The collapse of colonial administrations in subaltern locations did not bring about the end of the colonial systems. Maldonado-Torres (2007:243) notes:

Coloniality survives colonialism. It is maintained in books, in the criteria of academic performance, in cultural patterns, in common sense, in the self-image of peoples, in aspirations of self, and so many other aspects of our modern experience. In a way, as modern subjects we breathe coloniality all the time and every day.

The colonisation of the mind is not something of the past, something we can just undo and move on; it remains a current reality with which we live and have to wrestle. The idea of a postcolonial world deceives us epistemically into thinking that we are free of the colonial structures. We are not yet free; we continue to live within the global structures of coloniality. Colonial systems continue to shape our traditions, religious inclinations, languages, politics, fashion, ideology, education, and so on.

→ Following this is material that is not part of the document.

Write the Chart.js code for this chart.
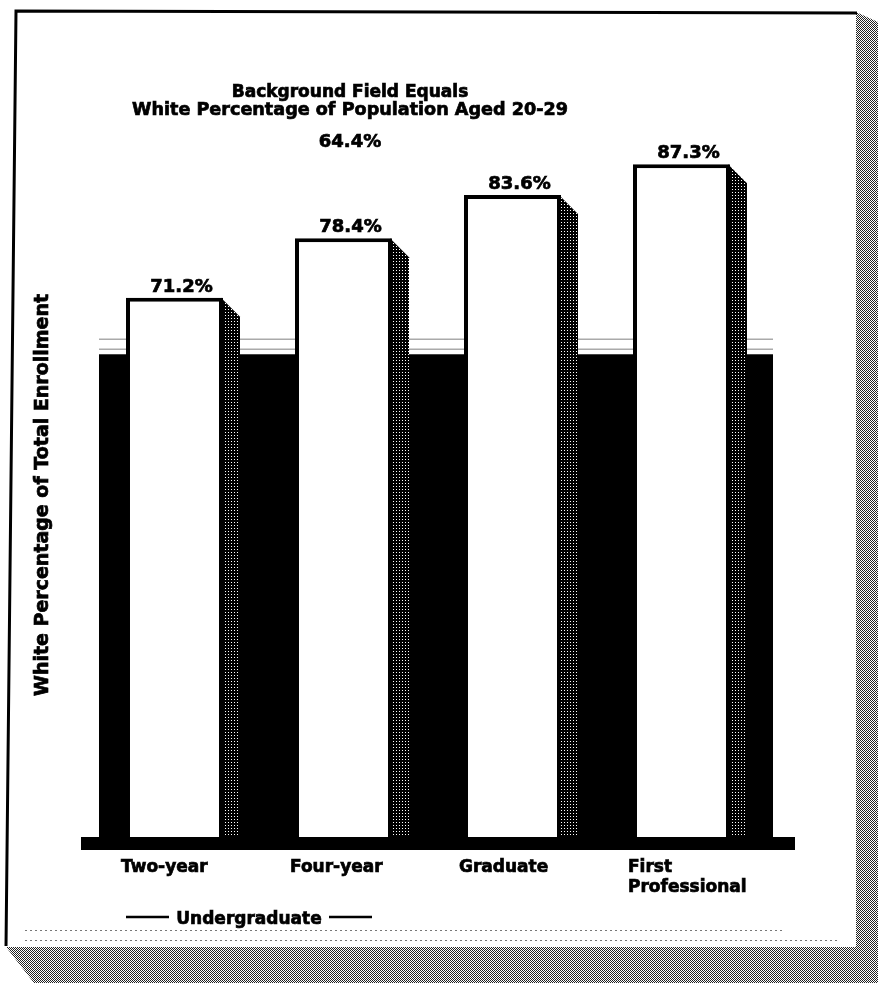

The colonial values, norms, and ideologies continue to invisibly shape us in our subaltern locations and, to a certain extent, they have become part of us - identity and being. The fact that I refer to myself as a South African speaks to the continuity of coloniality shaping my identity and my being in the world.

In the South African context, we have been engaged in the decolonial process of renaming towns, cities, buildings, streets, and so on, giving them African names and names of the heroes and heroines of the struggle. This rebranding of products, as important as it may be, does not necessarily change the content: the cities, town, streets, and buildings remain the same, with improvements and deterioration here and there; yet the content remains colonial. In the field of biblical hermeneutics, African biblical scholars run the risk of recycling Euro-Western ideas under their own new brand names. The branding can change to African without the content changing significantly. The content will not change if African biblical scholars do not take radical steps to rethink biblical hermeneutics from the underside of modernity or the underside of the colonial matrix of power.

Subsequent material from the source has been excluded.